Esse pensamento não poderia estar mais errado: um levantamento feito pela revista “Essence” mostrou que as afro-americanas gastam US$ 7.5 bilhões anualmente em produtos de beleza, o equivalente a mais de R$ 24 bilhões. Esse achado veio à tona no painel de discussão “Smart Beauty V: A Revealing Look at the Mindset of Passionate African-American Beauty Consumers” (“Beleza Inteligente V: Um Olhar Revelador sobre a Mentalidade das Consumidoras Entusiastas de Beleza Afro-Americanas”, em tradução livre), organizado pela revista. A pesquisa também revelou que as afro-americanas são grandes consumidoras de itens de grifes aspiracionais, como Chanel e Versace, principalmente porque procuram produtos de marcas confiáveis, de qualidade e que reflitam seu estilo.

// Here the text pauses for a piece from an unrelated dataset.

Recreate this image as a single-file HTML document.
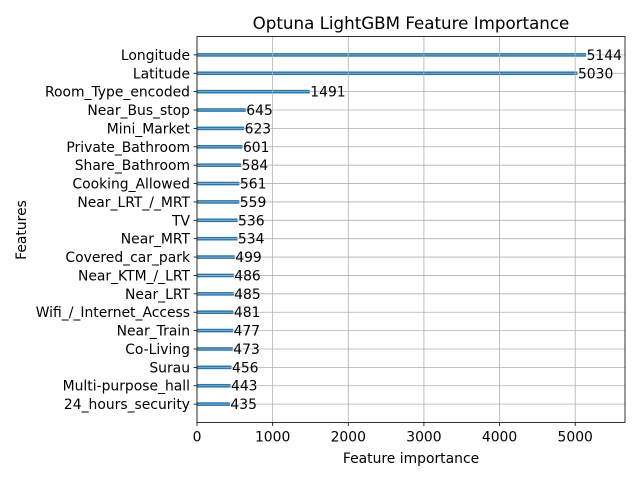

“Esse é um exemplo claro de ‘miopia de marketing’, fenômeno que acontece quando a indústria não tem visão do mercado em que atua”, observa Alcidney Sentallin, professor de Gestão Financeira da IBE-FGV e consultor de negócios, de São Paulo. Para Regina Diniz, analista do Sebrae e coordenadora da carteira de Higiene Pessoal, Perfumaria e Cosméticos, permitir que essas mulheres se sintam representadas na mídia não resolveria a questão, mas já seria um grande avanço.
“A indústria faria muito por elas se incluísse mais negras em suas campanhas publicitárias e fizesse com que elas se vissem na televisão e nas páginas de revistas”, argumenta. De acordo com Bruna Pereira, mesmo quando empresas elegem negras como garotas-propaganda, elas têm a pele mais clara, como as cantoras Beyoncé e Rihanna. “A ‘mulata’ sempre foi mais palatável aos olhos de sociedades racistas. Pode observar que nas propagandas sempre há apenas uma negra, escolhida justamente para passar a ideia de representatividade. É como se existisse uma gama de mulheres brancas, mas apenas um tipo de mulher negra –geralmente, de pele clara”, denuncia.
Sentallin acredita que o caminho para a inclusão racial está na mudança de visão das grandes empresas. “As negras têm necessidades não atendidas e um imenso desejo de se afirmar com orgulho de sua raça. Falta às marcas investimento em pesquisas e o entendimento de que esse é um nicho inexplorado e repleto de possibilidades. Quando isso acontecer, teremos dado um grande passo.”